A simple action picture, though, this is not. I mentioned that this film could be trimmed to half its length and still have virtually the same plot, but the resulting ninety-minute film would be forgettable despite the amazing performances and stellar camerawork that would still be present. Kurosawa has done far more than simply invent the action picture here; he has taken a simple plot and used it to create a masterpiece of tone and character, to examine society and the roles that individuals play in it, and to meditate on the meaning of war and violence.

At the heart of Seven Samurai is the aging samurai Shimada, played to perfection by Takashi Shimura. Shimura is an imposing physical presence, a warrior in thought and in deed, but also a man with a heart, a personable giant of a human being, equal parts wise and fierce. He can be harsh when need be but also warm and inviting -- when he smiles with his friends we find ourselves smiling along with him. Shimura's performance alone would make this a great film; his performance grounds this epic picture in the human, even the mundane, and allows us the emotional center to what is at times a heartbreaking sequence of events.

At the other end of the seven there is Kikuchiyo, played perfectly by Toshiro Mifune. Mifune and Shimura were regulars of Kurosawa's works, and had appeared together also in his Stray Dog, which I reviewed last year. Here Mifune is a young man who comes from peasant stock, but considers himself a samurai. The other samurai know better, but Mifune has courage to back up his posturing, and so ingratiates himself among them that he becomes one of their group whether they want him to or not. Mifune's character is the source of much of the comic relief of Seven Samurai, but his background also allows him to work as a bridge between the villagers and the samurai -- as the one character whose feet are planted in both worlds, he has the ability to communicate with both and to heal the divisions between them.

Which is important, for perhaps the most important theme of the film is the caste-ridden society of feudal Japan. The villagers have need of the samurai but do not trust them, and the samurai are perhaps a bit condescending to the poverty-ridden villagers. The villagers live lives of backbreaking labor and near-starvation, but give the samurai their best rice so that they can be defended from attackers. Still there is tension, as there is a general fear among the villagers that the samurai will take advantage of the women of the village, a fear that is perhaps not too far off the mark considering the deprivation that the samurai suffer through.
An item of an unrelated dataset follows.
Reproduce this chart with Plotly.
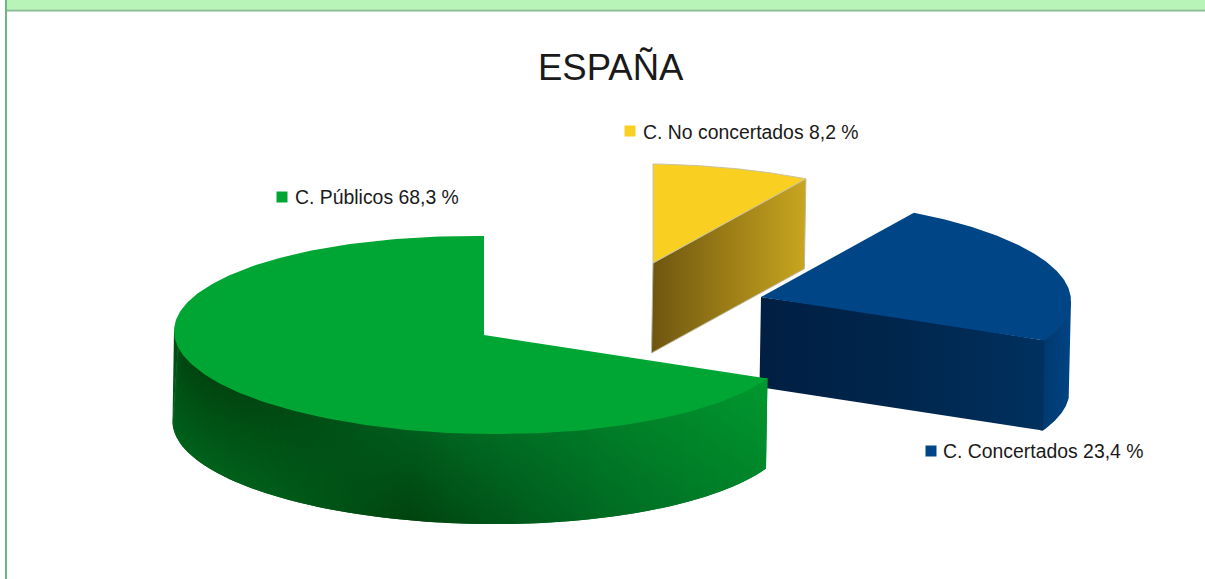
import math
import plotly.graph_objects as go

# ---- data ----
categories = ["C. Públicos", "C. Concertados", "C. No concertados"]
values = [68.3, 23.4, 8.2]
value_labels = ["68,3 %", "23,4 %", "8,2 %"]
title_text = "ESPAÑA"

# ---- styles ----
top_colors = ["#00A633", "#004586", "#F9CF22"]
label_pos = {0: (293, 197), 1: (941, 451), 2: (641, 132)}
marker_pos = {0: (282, 197), 1: (931, 451), 2: (630, 131)}
centers = [(484, 335), (761, 297), (653, 263)]
RX, RY, H, SKEW, SHEAR = 310, 99, 90, 1.5, 0.0125
GREEN_STOPS = [(100, (0, 112, 31)), (200, (0, 92, 25)), (300, (0, 67, 15)), (400, (0, 88, 27)),
               (500, (0, 106, 34)), (650, (0, 127, 40)), (850, (0, 152, 46))]

total = sum(values)
start = 90.0
angles = []  # each slice runs counter-clockwise from 12 o'clock on the ellipse
for v in values:
    end = start + v / total * 360
    angles.append((start, end))
    start = end


def pt(c, deg, scale=1.0):
    a = math.radians(deg)
    dx = RX * scale * math.cos(a)
    return c[0] + dx, c[1] - RY * scale * math.sin(a) + SHEAR * dx


def arc(c, a0, a1, n=120, scale=1.0):
    return [pt(c, a0 + (a1 - a0) * i / n, scale) for i in range(n + 1)]


fig = go.Figure()


def poly(pts, color=None, grad=None, vgrad=None, line=None, lw=0):
    xs = [p[0] for p in pts] + [pts[0][0]]
    ys = [p[1] for p in pts] + [pts[0][1]]
    kw = dict(x=xs, y=ys, mode="lines", fill="toself", hoverinfo="skip",
              showlegend=False, line=dict(width=lw, color=line or color or "rgba(0,0,0,0)"))
    if grad:
        x0, x1, stops = grad
        kw["fillgradient"] = dict(type="horizontal", start=x0, stop=x1, colorscale=stops)
        kw["fillcolor"] = stops[0][1]
    elif vgrad:
        y0, y1, c0, c1 = vgrad
        kw["fillgradient"] = dict(type="vertical", start=y0, stop=y1, colorscale=[[0, c0], [1, c1]])
        kw["fillcolor"] = c0
    else:
        kw["fillcolor"] = color
    fig.add_trace(go.Scatter(**kw))


def down(pts):
    return [(x - SKEW, y + H) for x, y in reversed(pts)]


def green_color(x, y):
    u = x - 1.4 * (y - 440)
    s = GREEN_STOPS
    if u <= s[0][0]:
        r = s[0][1]
    elif u >= s[-1][0]:
        r = s[-1][1]
    else:
        for (u0, c0), (u1, c1) in zip(s, s[1:]):
            if u0 <= u <= u1:
                t = (u - u0) / (u1 - u0)
                r = tuple(c0[k] + (c1[k] - c0[k]) * t for k in range(3))
                break
    return "rgb(%d,%d,%d)" % tuple(round(v) for v in r)


# yellow slice (farthest back): cut face, then top
c = centers[2]
a0, a1 = angles[2]
p_out = pt(c, a0)
cut = [c, p_out]
poly(cut + down(cut), grad=(c[0], p_out[0], [[0, "#6F5610"], [0.5, "#9C7E17"], [1, "#C9A61F"]]),
     line="#BDB69C", lw=1)
poly([c] + arc(c, a0, a1), color=top_colors[2], line="#C9C2A0", lw=1)

# blue slice: rim, cut face, top
c = centers[1]
a0, a1 = angles[1]
p_out = pt(c, a0)
rim = arc(c, a0, 360)
inner = arc(c, a0, 360, scale=0.985)
under = (p_out[0] - 3, p_out[1] - 0.4)
poly([under] + inner + [rim[-1]] + down(rim) + [(under[0] - SKEW, under[1] + H)],
     grad=(p_out[0], c[0] + RX, [[0, "#003A70"], [1, "#004484"]]))
mid = (c[0] * 0.5 + p_out[0] * 0.5, (c[1] + p_out[1]) * 0.5 - 2)
cut = [c, mid, p_out]
poly(cut + down([c, p_out]),
     grad=(c[0], p_out[0], [[0, "#001F42"], [0.5, "#00264D"], [1, "#00315F"]]))
poly([c] + arc(c, a0, a1), color=top_colors[1])

# green slice (front): rim made of narrow columns, top
c = centers[0]
a0, a1 = angles[0]
N = 150
rim = arc(c, 180, a1, N)
inner = arc(c, 180, a1, N, scale=0.985)
bottom = [(x - SKEW, y + H) for x, y in rim]
for i in range(N):
    j = min(i + 2, N)
    tops = [inner[i], inner[j]]
    if i == 0:
        tops = [rim[0]] + tops
    if j == N:
        tops = tops + [rim[N]]
    xm = (rim[i][0] + rim[j][0]) / 2
    y0 = min(p[1] for p in tops)
    y1 = max(bottom[i][1], bottom[j][1])
    poly(tops + [bottom[j], bottom[i]], vgrad=(y0, y1, green_color(xm, y0), green_color(xm, y1)))
poly([c] + arc(c, a0, a1, 240), color=top_colors[0])

# legend-like labels
for i, name in enumerate(categories):
    mx, my = marker_pos[i]
    fig.add_trace(go.Scatter(x=[mx], y=[my], mode="markers", hoverinfo="skip", showlegend=False,
                             marker=dict(symbol="square", size=11, color=top_colors[i], line=dict(width=0))))
    lx, ly = label_pos[i]
    fig.add_annotation(x=lx, y=ly, text=f"{name} {value_labels[i]}", showarrow=False,
                       xanchor="left", yanchor="middle", xshift=0,
                       font=dict(family="Liberation Sans", size=19.4, color="#1a1a1a"))

fig.add_annotation(x=610.5, y=67, text=title_text, showarrow=False, xanchor="center", yanchor="middle",
                   font=dict(family="Liberation Sans", size=36.5, color="#1a1a1a"))

fig.update_layout(
    width=1205, height=579, margin=dict(l=0, r=0, t=0, b=0, pad=0),
    paper_bgcolor="white", plot_bgcolor="white",
    xaxis=dict(range=[0, 1205], visible=False, fixedrange=True),
    yaxis=dict(range=[579, 0], visible=False, fixedrange=True),
    shapes=[
        dict(type="rect", x0=6, x1=1205, y0=0, y1=9.5, fillcolor="#B8F4B8", line_width=0, layer="below"),
        dict(type="rect", x0=6, x1=1205, y0=9.5, y1=11.5, fillcolor="#86BF90", line_width=0, layer="below"),
        dict(type="rect", x0=5, x1=7, y0=0, y1=579, fillcolor="#6AB87F", line_width=0, layer="below"),
    ],
)
fig.write_html("out.html", config={"displayModeBar": False},
               post_script="document.body.style.margin='0';document.body.style.overflow='hidden';")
A crucial subplot follows the love story between a young samurai in training and a peasant girl, when their love is consummated the night before the last stand of the villagers and the samurai against the bandits, the resulting eruption threatens to destroy the very social fabric that they are all trying to save.

At the end of the film, after all the dying that is going to be done has been done, one of the surviving samurai stares off into the distance at the joyous villagers harvesting their crops. This is just one more battle they, the samurai, lost -- it is the villagers that have won. World War II was less than a decade past at the time this film was made, and Kurosawa is arguing that the time for imperialist notions, the time for warriors instead of farmers, is over. Kurosawa is pointing his society towards the gentle humanism espoused by the samurai played by Shimura, toward the desire for peace and joy felt by the villagers who have survived to strive another day. Very different is the perspective on war and violence espoused by Kurosawa here and that expressed by Ford's The Searchers, which was made only two years later but here in a victoriously postwar America. There are striking parallels between these two masterpieces, but they are separated by a perspective shaped by culture and by the expectations of their audiences.

I haven't even really scratched the surface of the brilliance of Seven Samurai. How could I? It is long but never boring, old but fresh, with a simple plot but with implications that echo down the ages. This is a film that will be loved for as long as the medium exists.